Making a Fermilab video

Ian Krass (left) and Jim Shultz shoot footage for a new Fermilab video about dark energy. “These videos are not a short lecture. We want it to be visually interesting and also include jokes and more than one character,” Shultz said. Photo: Amanda Solliday

As of today, Fermilab’s “What is a Higgs Boson?” video on YouTube has more than a million and a half views. This video and hundreds of others are produced each year by Fermilab’s Visual Media Services. Jim Shultz, with assistance from part-time intern Ian Krass and VMS’ Al Johnson, produce the videos that allow the lab’s work to be seen around the world.

The videos provide an accessible way to learn more about particle physics.

“I’m always surprised at the variety of people I encounter both at work and away who have seen the videos we produce,” said Johnson, who takes care of streaming video, operates the teleprompter for some of the scripted videos and assists with the technical set up.

The team produces educational films and training session videos, as well as recordings of meetings, lectures and other events. More than 3,000 of these videos are on servers at Fermilab.

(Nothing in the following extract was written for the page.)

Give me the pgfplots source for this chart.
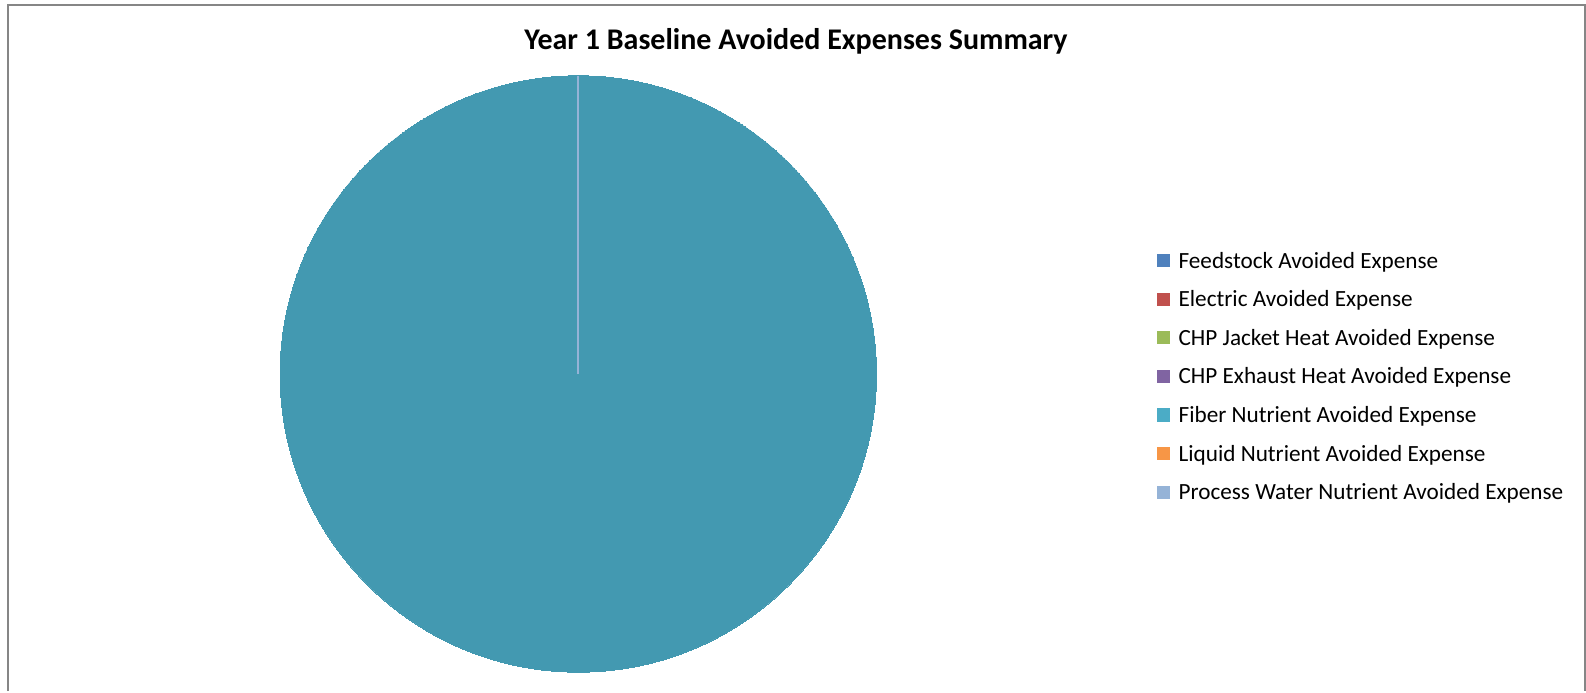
\documentclass[border=0pt]{standalone}
\usepackage{pgfplots}
\pgfplotsset{compat=1.18}
\usepackage{fontspec}
\setmainfont{Carlito}
\definecolor{cFeed}{HTML}{4F81BD}
\definecolor{cElec}{HTML}{C0504D}
\definecolor{cJack}{HTML}{9BBB59}
\definecolor{cExh}{HTML}{8064A2}
\definecolor{cFiber}{HTML}{4BACC6}
\definecolor{cPie}{HTML}{4399B1}
\definecolor{cLiq}{HTML}{F79646}
\definecolor{cProc}{HTML}{95B3D7}
\definecolor{cFrame}{HTML}{868686}
\begin{document}
\begin{tikzpicture}
\begin{axis}[
  set layers,
  scale only axis, width=793pt, height=345.5pt,
  xmin=0, xmax=1586, ymin=0, ymax=691, y dir=reverse,
  hide axis, clip=false,
  legend image code/.code={\fill[#1, draw=none] (0pt,0.45pt) rectangle (6.6pt,7.05pt);},
  legend style={at={(axis cs:1157,259.7)}, anchor=north west, yshift=3.3pt,
    draw=none, fill=none, font=\fontsize{11.6}{14}\selectfont,
    row sep=9.3pt, inner sep=0pt, outer sep=0pt,
    nodes={inner sep=0pt, text height=0.75em, text depth=0.25em, anchor=base west},
    /tikz/every odd column/.style={column sep=4.2pt}},
  legend cell align=left,
]
% page extent
\path (axis cs:0,0) rectangle (axis cs:1586,691);
% frame
\draw[cFrame, line width=1pt] (axis cs:8,691) -- (axis cs:8,5.5) -- (axis cs:1584.5,5.5) -- (axis cs:1584.5,691);
% pie: Fiber Nutrient = 100%, all others 0
\addplot[only marks, color=cPie, mark=*, mark size=149.1pt, mark options={fill=cPie, draw=cPie, line width=0pt}, forget plot] coordinates {(578.3,374)};
\addplot[cProc, line width=1pt, forget plot, on layer=axis foreground] coordinates {(578.3,374) (578.3,75.7)};
\node[font=\fontsize{15}{17}\selectfont\bfseries, anchor=center] at (axis cs:796,41) {Year 1 Baseline Avoided Expenses Summary};
\addlegendimage{fill=cFeed}
\addlegendentry{Feedstock Avoided Expense}
\addlegendimage{fill=cElec}
\addlegendentry{Electric Avoided Expense}
\addlegendimage{fill=cJack}
\addlegendentry{CHP Jacket Heat Avoided Expense}
\addlegendimage{fill=cExh}
\addlegendentry{CHP Exhaust Heat Avoided Expense}
\addlegendimage{fill=cFiber}
\addlegendentry{Fiber Nutrient Avoided Expense}
\addlegendimage{fill=cLiq}
\addlegendentry{Liquid Nutrient Avoided Expense}
\addlegendimage{fill=cProc}
\addlegendentry{Process Water Nutrient Avoided Expense}
\end{axis}
\end{tikzpicture}
\end{document}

That’s in addition to the videos they post for the public on YouTube.

“What we do is distill concepts in a way that the public can understand,” said Shultz, who’s been a videographer at Fermilab for more than 20 years. “We also try to have fun with it and show a lighter side of physics research.”

For example, the Higgs video features Fermilab scientist-actor Sudhir Malik as Eddy the massive particle splashing through a pool representing the Higgs field.

Krass and Shultz are each behind a camera during filming sessions.

Krass is supported by US CMS outreach funding to produce educational science videos for the public.

“Ian and Jim are the reason the videos are so well-liked,” said Fermilab’s Don Lincoln, US CMS outreach coordinator and narrator in the Higgs boson video, among many others. “They’re the difference between just a boring physicist talking to a camcorder and a polished video.”

The team also documents notable events for a number of Fermilab experiments. For example, to capture the construction of the NOvA near and far detectors, Shultz used seven webcams to create a million and a half stills, or 13 hours of video. He plans to use time-lapse techniques to compress hours of footage taken over almost three years into a few minutes, so anyone can casually watch how scientists and engineers built the neutrino detectors and positioned them underground.

In one of their favorite video series, the team chased the giant Muon g-2 magnet down the Illinois interstate at night. They shot footage from overpasses, on-ramps, roadsides and riverside as they recorded the muon storage ring traveling from Brookhaven National Laboratory in New York to Fermilab. For them, variety is part of the fun.

“Making videos can require you to see many different walks of life,” Krass said. “And we get to make videos about unique machines that don’t exist anywhere else. My previous projects seem so normal in comparison.”